Saturday, October 21, 2006

the bathroom lady comes over

I had an interesting experience a few weeks ago when I contacted a company to come out and give me a quote on installing a shower in my bathroom. The person on the phone called me to get directions to my house, which is totally understandable as I live next to nowhere. I explained all the twists and turn, starting with…when you get to a split in the road, keep to the left. The lady called me back fifteen minutes later, saying that she had turned right at the split as the way left just didn’t seem right to her and now she was lost. That was a bit odd, but I instructed her to turn around and take the appropriate exit and then told her which street to turn onto from there. She called back in ten minutes, at a crossroads, not sure what to do next. I explained which street she should be on and after telling me I had spelled it wrong which was why she could not find it, she seemed to be okay. Five minutes later, the phone rang again. She was getting annoyed at this point, calling my neighbourhood retarded and letting me know she was going in circles. I reiterated which turns to take and pointed out some landmarks she should be seeing. She said there were no such landmarks that she could see, so I tried another tactic and stayed on the phone as she drove. She panicked when she saw a cul-de-sac sign and was telling me this could not be right when I assured her that it was right and I would get her to my house. Finally, after nearly an hour, she arrived at my front door, flustered and irritated at the city planners and probably me as well. I tried to be gracious and told her all that mattered was that she was here now.

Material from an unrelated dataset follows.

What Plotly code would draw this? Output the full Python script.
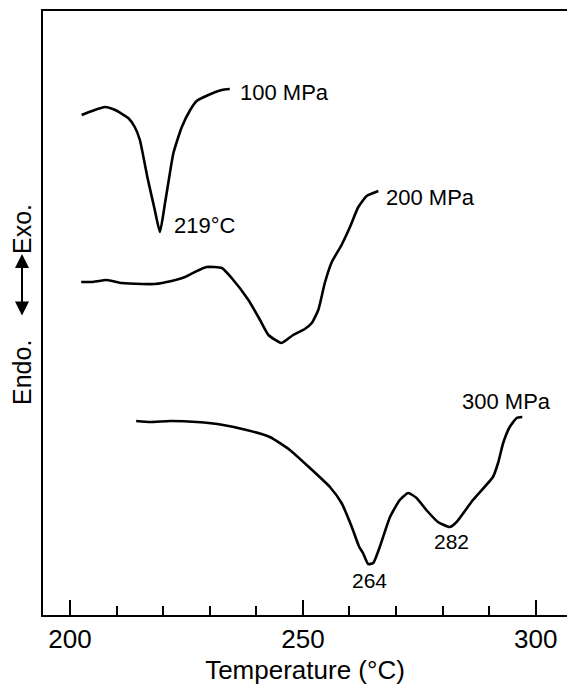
import plotly.graph_objects as go

# ---- data (temperature in °C, DSC signal in arbitrary units) ----
t_100 = [202.5, 204.7, 207.5, 209.7, 212.5, 213.9, 215.0, 216.6, 218.2, 219.3,
         220.4, 221.1, 222.2, 224.0, 225.8, 227.2, 229.7, 232.6, 234.3]
s_100 = [50.0, 50.4, 50.8, 50.5, 49.7, 48.8, 47.5, 43.8, 40.5, 38.3,
         41.2, 43.2, 46.2, 48.8, 50.5, 51.4, 52.0, 52.5, 52.6]

t_200 = [202.4, 204.7, 207.9, 211.1, 215.4, 218.2, 221.8, 224.7, 226.8, 229.3, 232.6,
         234.7, 238.3, 240.8, 242.6, 245.4, 247.9, 250.4, 251.9, 253.3, 254.7, 256.2,
         258.3, 260.1, 261.9, 263.7, 266.2]
s_200 = [33.3, 33.3, 33.5, 33.2, 33.1, 33.1, 33.4, 33.8, 34.3, 34.8, 34.7,
         33.7, 31.5, 29.5, 28.0, 27.2, 28.0, 28.6, 29.2, 30.5, 33.2, 35.3,
         37.0, 38.8, 40.8, 41.9, 42.4]

t_300 = [214.2, 217.2, 221.5, 227.2, 232.9, 237.9, 242.9, 247.2, 251.5, 255.8, 258.3,
         260.5, 262.1, 262.9, 264.0, 265.1, 266.5, 268.7, 270.8, 272.6, 274.4, 276.5,
         279.0, 281.5, 283.0, 286.5, 290.8, 291.9, 293.0, 294.4, 295.9, 297.1]
s_300 = [19.4, 19.3, 19.4, 19.3, 19.0, 18.5, 17.8, 16.5, 14.7, 12.8, 11.2,
         8.8, 6.8, 6.2, 5.1, 5.2, 6.8, 9.8, 11.5, 12.2, 11.7, 10.5,
         9.3, 8.8, 9.3, 11.5, 13.8, 15.2, 17.2, 18.8, 19.7, 19.8]

label_text = ["100 MPa", "219°C", "200 MPa", "300 MPa", "264", "282"]
label_t = [236.1, 221.8, 267.4, 283.8, 264.3, 281.9]
label_s = [52.3, 39.0, 41.8, 21.4, 3.5, 7.4]

x_range = [194.2, 306.7]
y_range = [0, 60.4]
x_major = [200, 250, 300]
x_label = "Temperature (°C)"

FONT = "Liberation Sans, Arial, Helvetica, sans-serif"

fig = go.Figure()
for t, s in [(t_100, s_100), (t_200, s_200), (t_300, s_300)]:
    fig.add_trace(go.Scatter(x=t, y=s, mode="lines",
                             line=dict(color="black", width=2.6, shape="spline", smoothing=0.5),
                             showlegend=False, hoverinfo="skip"))

anchors = ["left", "left", "left", "left", "center", "center"]
sizes = [22, 22, 22, 22, 21, 21]
for txt, tx, sy, anc, sz in zip(label_text, label_t, label_s, anchors, sizes):
    fig.add_annotation(x=tx, y=sy, text=txt, showarrow=False, xanchor=anc, yanchor="middle",
                       font=dict(family=FONT, size=sz, color="black"))

# y-axis label: "Endo." <-> "Exo." with a double-headed arrow
lx = -21 / 524
fig.add_annotation(xref="paper", yref="paper", x=lx, y=(615 - 373) / 604, text="Endo.",
                   textangle=-90, showarrow=False, xanchor="center", yanchor="middle",
                   font=dict(family=FONT, size=25, color="black"))
fig.add_annotation(xref="paper", yref="paper", x=lx, y=(615 - 229) / 604, text="Exo.",
                   textangle=-90, showarrow=False, xanchor="center", yanchor="middle",
                   font=dict(family=FONT, size=25, color="black"))
fig.add_annotation(xref="paper", yref="paper", x=lx, y=(615 - 254) / 604, ax=0, ay=63,
                   text="", showarrow=True, arrowhead=2, startarrowhead=2, arrowside="end+start",
                   arrowsize=1.4, startarrowsize=1.4, arrowwidth=2, arrowcolor="black")

fig.update_layout(
    width=567, height=685,
    margin=dict(l=43, r=0, t=11, b=70),
    paper_bgcolor="white", plot_bgcolor="white",
    font=dict(family=FONT, color="black"),
    xaxis=dict(range=x_range, showgrid=False, zeroline=False,
               showline=True, linecolor="black", linewidth=2, mirror=True,
               tickmode="array", tickvals=x_major, ticks="inside", ticklen=15, tickwidth=2,
               tickcolor="black", tickfont=dict(size=26, family=FONT, color="black"),
               minor=dict(dtick=10, tick0=200, ticks="inside", ticklen=9, tickwidth=1.5,
                          tickcolor="black", showgrid=False),
               title=dict(text=x_label, font=dict(size=26, family=FONT, color="black"), standoff=11)),
    yaxis=dict(range=y_range, showgrid=False, zeroline=False, showticklabels=False,
               showline=True, linecolor="black", linewidth=2, ticks=""),
)

fig.write_html("out.html", config={"displayModeBar": False},
               post_script="document.body.style.margin='0';document.body.style.overflow='hidden';")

Things didn’t change much as we walked into the bathroom and I told her what I wanted done. Her first response was, “Why?“ Taken aback a bit, I explained what I was going after, the limited space we had, and how I envisioned the bathroom being used. She again asked, “Why would you do that?“ I could hardly believe what I was hearing, but I said I was open to suggestions. Without so much as checking the plumbing (I had opened up a back wall to let workmen see where everything was) or much of anything else, she proceeded to tell me what she would do instead and that any bathroom would cost $4500, in fact I could spend up to $100,000 if I wanted to! I asked when this work could be done and she reassured me they could find time before Christmas (within 3 months), which was not soon enough for me, but I kept listening. However, at the point that she misunderstood where I wanted the fixtures and I had to act it out for her to illustrate that putting the vanity in the corner the way she suggested would only leave 4 inches for anyone to stand in front of it…I had made my mind up that this woman would not be getting my business, despite the fine reputation of her company. I thanked her for her time and let her out. However, one idea she had suggested about configuring the room stuck with me as very viable and perhaps more aesthetically pleasing than my original plan. In the end, I decided to go the new plan inspired by the non-listening lady and together with a local contractor, finalised the design details.

My encounter with this woman had a real impact on me as it highlighted several important lessons I need to learn:

1. LISTEN. LISTEN. LISTEN. It was most frustrating being with someone who did not listen. I know sometimes I can get so stuck on my own agenda or way of thinking that I am not the best listener. Listening is how you build trust. I must learn to listen better and not always assume I know better.

2. Don’t dismiss something simply because of a negative or obnoxious presentation. So often there are riches concealed in less than desirable packages. In the midst of useless blather, there was a geniunely brilliant idea from this lady. Let me be someone who can look past the way something is offered, and recognise truth no what form it takes.

3. Being gracious is a good thing, but I did that lady no favours by not kindly pointing out that her lack of listening was not a very positive selling point for her company. I never gave her a chance to learn and improve, and that was wrong. She deserved to know this and to have it presented to her in an accessible, non-judgemental way. Simply avoiding the conflict was cowardice on my part. I must learn to tell the truth in love.

Bathrooms are a good place to listen and learn things.